The strange reality of having time

I am in the midst of experiencing something crazy, and something I personally have not experienced in a very long time: the feeling of having time. Time to think, time to do things that need doing, time to process, time to learn, time to write, time to be with my family, and time to refresh personally.

From July of 2010 to October of 2019 I was on an unintentional mission of “finding myself”. I don’t like the sound of that, but I’m not sure how else to sum it up in a few words. It was a time of trial and error, long days, lots of failure, and, ultimately, lessons learned. I failed at just about everything I tried, but at the end of it all I did “find myself”.

In that time I went from business owner to barista to future Embry-Riddle student (never actually attended) to future youth pastor (never actually became one) back to business owner to dad to business analyst to Continual Service Improvement manager (my current job and longest stint, just passing six years in December). Unsatisfied during most of that I usually spent evenings trying different things to “escape” from the the boredom of my days.
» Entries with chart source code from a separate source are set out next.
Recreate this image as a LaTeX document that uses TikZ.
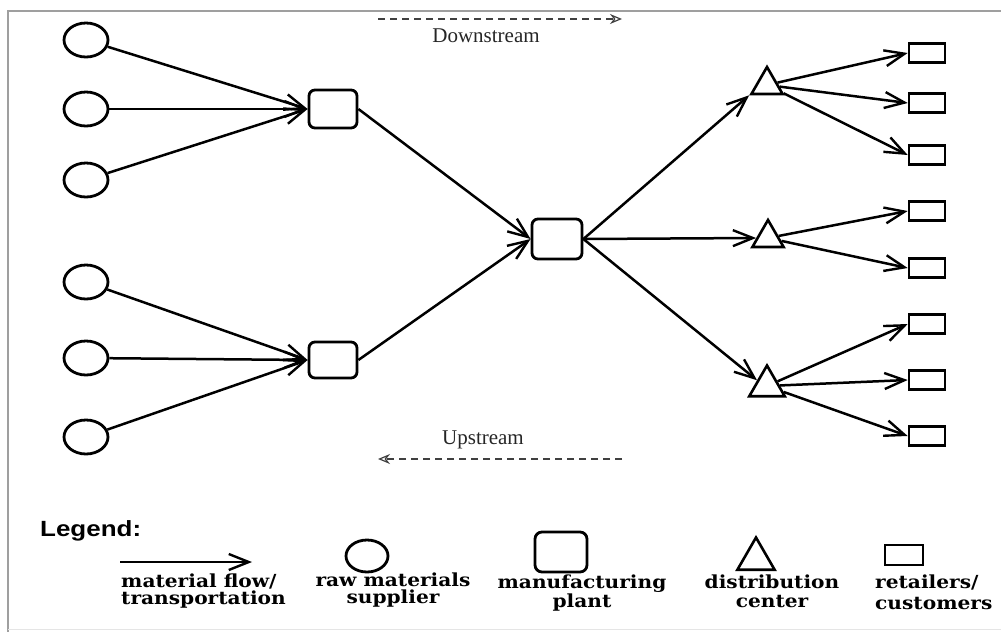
\documentclass[tikz,border=0pt]{standalone}
\usepackage{fontspec}
\setmainfont{Liberation Serif}
\newfontfamily\slab{DejaVu Serif}[FakeStretch=1.12]
\newfontfamily\legendsans{Liberation Sans}[FakeStretch=1.18]
\usetikzlibrary{arrows.meta,shapes.geometric}

\begin{document}
\begin{tikzpicture}[x=1pt,y=-1pt,
  supplier/.style={ellipse, draw, line width=2.8pt, minimum width=44pt, minimum height=34pt, inner sep=0pt},
  plant/.style={rectangle, rounded corners=6pt, draw, line width=2.8pt, minimum width=48pt, minimum height=38pt, inner sep=0pt},
  dc/.style={regular polygon, regular polygon sides=3, draw, line width=2.6pt, minimum size=36pt, inner sep=0pt},
  retailer/.style={rectangle, draw, line width=2.6pt, minimum width=36pt, minimum height=19pt, inner sep=0pt},
  flow/.style={line width=2.5pt, -{Straight Barb[length=20pt,width=16pt,line width=2.4pt]}},
  stream/.style={dash pattern=on 7pt off 5pt, line width=1.2pt, draw=black!75, -{Stealth[open,length=12pt,width=10pt,line width=1.2pt]}},
  streamlabel/.style={font=\fontsize{21}{24}\selectfont, text=black!85, inner sep=0pt},
  legendlabel/.style={font=\slab\bfseries\fontsize{18}{16}\selectfont, inner sep=0pt}
]
\useasboundingbox (0,0) rectangle (1001,632);

% frame
\draw[gray!75, line width=1.8pt] (1001,11) -- (8,11) -- (8,632);
\draw[gray!20, line width=1pt] (8,629) -- (1001,629);

% raw materials suppliers
\node[supplier] (c1) at (86,40) {};
\node[supplier] (c2) at (86,109) {};
\node[supplier] (c3) at (86,180) {};
\node[supplier] (c4) at (86,282) {};
\node[supplier] (c5) at (86,358) {};
\node[supplier] (c6) at (86,437) {};

% manufacturing plants
\node[plant] (p1) at (333,109) {};
\node[plant, minimum height=36pt] (p2) at (333,360) {};
\node[plant, minimum width=50pt, minimum height=40pt] (pc) at (557,239) {};

% distribution centers
\node[dc] (t1) at (767,85) {};
\node[dc] (t2) at (768,238) {};
\node[dc, minimum size=41pt] (t3) at (767,386) {};

% retailers / customers
\node[retailer] (r1) at (927,53) {};
\node[retailer] (r2) at (927,103) {};
\node[retailer] (r3) at (927,155) {};
\node[retailer] (r4) at (927,211) {};
\node[retailer] (r5) at (927,268) {};
\node[retailer] (r6) at (927,324) {};
\node[retailer] (r7) at (927,380) {};
\node[retailer] (r8) at (927,436) {};

% material flows
\foreach \c in {c1,c2,c3} \draw[flow] (\c) -- (p1.west);
\foreach \c in {c4,c5,c6} \draw[flow] (\c) -- (p2.west);
\draw[flow] (p1.east) -- (pc.west);
\draw[flow] (p2.east) -- (pc.west);
\draw[flow] (pc.east) -- (t1.corner 2);
\draw[flow] (pc.east) -- (t2.west);
\draw[flow] (pc.east) -- (t3.side 1);
\foreach \r in {r1,r2,r3} \draw[flow] (t1) -- (\r.west);
\foreach \r in {r4,r5} \draw[flow] (t2) -- (\r.west);
\foreach \r in {r6,r7,r8} \draw[flow] (t3) -- (\r.west);

% downstream / upstream indicators
\coordinate (dsA) at (378,19);
\coordinate (dsB) at (622,19);
\draw[stream] (dsA) -- (dsB);
\node[streamlabel] (dslabel) at (486,36) {Downstream};
\coordinate (usA) at (622,459);
\coordinate (usB) at (378,459);
\draw[stream] (usA) -- (usB);
\node[streamlabel] (uslabel) at (483,440) {Upstream};

% legend
\node[anchor=west, font=\legendsans\bfseries\fontsize{22}{24}\selectfont, inner sep=0pt] (legtitle) at (40,531) {Legend:};
\coordinate (lgA) at (120,562);
\coordinate (lgB) at (252,562);
\draw[flow, line width=1.8pt] (lgA) -- (lgB);
\node[supplier, minimum width=42pt, minimum height=32pt] (lc) at (367,556) {};
\node[plant, minimum width=52pt, minimum height=40pt, rounded corners=7pt] (lp) at (561,552) {};
\node[dc, minimum size=43pt] (lt) at (756,559) {};
\node[retailer, minimum width=38pt, minimum height=20pt] (lr) at (904,555) {};

\node[legendlabel, anchor=north west, align=left, font=\slab\bfseries\fontsize{18}{17}\selectfont] (lab1) at (121,574) {material flow/\\transportation};
\node[legendlabel, anchor=north, align=center, font=\slab\bfseries\fontsize{18}{17}\selectfont] (lab2) at (393,573) {raw materials\\supplier};
\node[legendlabel, anchor=north, align=center, font=\slab\bfseries\fontsize{18}{19}\selectfont] (lab3) at (582,575) {manufacturing\\plant};
\node[legendlabel, anchor=north, align=center, font=\slab\bfseries\fontsize{18}{19}\selectfont] (lab4) at (772,575) {distribution\\center};
\node[legendlabel, anchor=north west, align=left, font=\slab\bfseries\fontsize{18}{21}\selectfont] (lab5) at (875,575) {retailers/\\customers};
\end{tikzpicture}
\end{document}
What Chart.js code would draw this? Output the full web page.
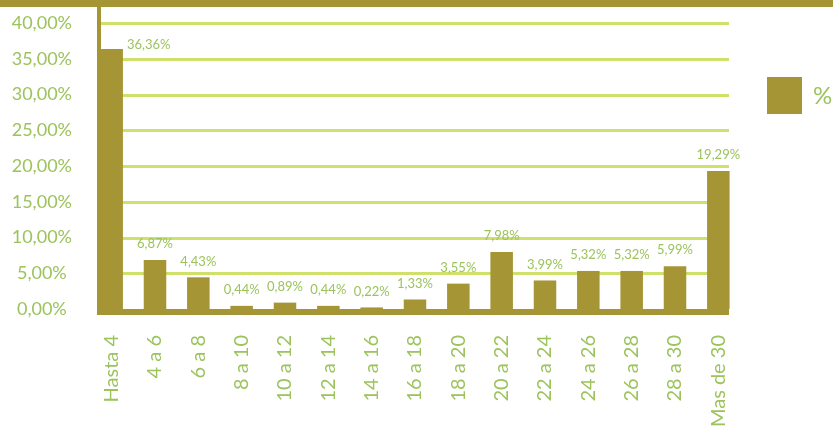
<!DOCTYPE html>
<html>
<head>
<meta charset="utf-8">
<style>
  html, body { margin: 0; padding: 0; background: #fff; }
  #wrap { width: 833px; height: 436px; position: relative; }
</style>
<script src="https://cdn.jsdelivr.net/npm/chart.js@4.4.1/dist/chart.umd.min.js"></script>
</head>
<body>
<div id="wrap"><canvas id="myChart"></canvas></div>
<script>
const categories = ['Hasta 4', '4 a 6', '6 a 8', '8 a 10', '10 a 12', '12 a 14', '14 a 16', '16 a 18',
                    '18 a 20', '20 a 22', '22 a 24', '24 a 26', '26 a 28', '28 a 30', 'Mas de 30'];
const values = [36.36, 6.87, 4.43, 0.44, 0.89, 0.44, 0.22, 1.33, 3.55, 7.98, 3.99, 5.32, 5.32, 5.99, 19.29];
const seriesName = '%';
const yMin = 0, yMax = 40, yStep = 5;

const barColor = '#a69535';
const gridColor = '#cfe06b';
const textColor = '#9cc35c';
const fontFamily = "Lato, 'Open Sans', sans-serif";
const fontWeight = 'normal';

const fmt = (v) => v.toFixed(2).replace('.', ',') + '%';

// grid, frame, value labels and legend
const decor = {
  id: 'decor',
  beforeDatasetsDraw(chart) {
    const { ctx, chartArea, scales: { y } } = chart;
    const l = chartArea.left + 11, r = chartArea.right - 11;
    ctx.save();
    ctx.strokeStyle = gridColor;
    ctx.lineWidth = 3;
    y.ticks.forEach(t => {
      if (t.value === 0) return;
      const py = Math.round(y.getPixelForValue(t.value)) + 0.5;
      ctx.beginPath(); ctx.moveTo(l, py); ctx.lineTo(r, py); ctx.stroke();
    });
    ctx.restore();
  },
  afterDatasetsDraw(chart) {
    const { ctx, chartArea, scales: { y } } = chart;
    const base = y.getPixelForValue(0);
    const r = chartArea.right - 11;
    ctx.save();
    ctx.fillStyle = barColor;
    ctx.fillRect(0, 0, chart.width, 7);
    ctx.fillRect(chartArea.left + 7, 0, 4, base + 6);
    ctx.fillRect(chartArea.left + 7, base, r - chartArea.left - 7, 6);

    ctx.fillStyle = textColor;
    ctx.font = fontWeight + ' 13px ' + fontFamily;
    ctx.textBaseline = 'middle';
    chart.getDatasetMeta(0).data.forEach((bar, i) => {
      const txt = fmt(values[i]);
      if (values[i] > 30) {
        ctx.textAlign = 'left';
        ctx.fillText(txt, bar.x + bar.width / 2 + 4, bar.y - 4);
      } else {
        ctx.textAlign = 'center';
        ctx.fillText(txt, bar.x, bar.y - 16);
      }
    });

    // legend
    const lx = chartArea.right + 27;
    ctx.fillStyle = barColor;
    ctx.fillRect(lx, 77, 35, 37);
    ctx.fillStyle = textColor;
    ctx.font = fontWeight + ' 24px ' + fontFamily;
    ctx.textAlign = 'left';
    ctx.fillText(seriesName, lx + 46, 96);
    ctx.restore();
  }
};

const ctx = document.getElementById('myChart');

new Chart(ctx, {
  type: 'bar',
  plugins: [decor],
  data: {
    labels: categories,
    datasets: [{
      label: seriesName,
      data: values,
      backgroundColor: barColor,
      borderWidth: 0,
      barPercentage: 0.52,
      categoryPercentage: 1
    }]
  },
  options: {
    responsive: true,
    maintainAspectRatio: false,
    animation: false,
    layout: { padding: { top: 23, right: 93, left: 0, bottom: 0 } },
    scales: {
      x: {
        grid: { display: false, drawTicks: false },
        border: { display: false },
        ticks: {
          color: textColor,
          font: { family: fontFamily, size: 20, weight: fontWeight },
          minRotation: 90,
          maxRotation: 90,
          autoSkip: false,
          padding: 26
        },
        afterFit: (s) => { s.height = 127; }
      },
      y: {
        min: yMin,
        max: yMax,
        grid: { display: false, drawTicks: false },
        border: { display: false },
        ticks: {
          stepSize: yStep,
          color: textColor,
          font: { family: fontFamily, size: 18, weight: fontWeight },
          crossAlign: 'center',
          padding: 18,
          callback: (v) => fmt(v)
        },
        afterFit: (s) => { s.width = 90; s.paddingTop = 0; s.paddingBottom = 0; }
      }
    },
    plugins: {
      legend: { display: false },
      tooltip: { enabled: false }
    }
  }
});
</script>
</body>
</html>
Now, in 2020, turning a year older and a tad bit wiser, I have come full-circle to where I left off in 2009. I have gone back mentally to a time before chasing ideas, dreams, and money and am resting solely in my passions and talents. An unexpected side-effect of this, one among many, is an unusual amount of “free” time. Time that was otherwise spent on a hustle of some kind can now be spent on things I actually care about.

This feeling and reality is weird for me, but I am slowly getting used to this type of life.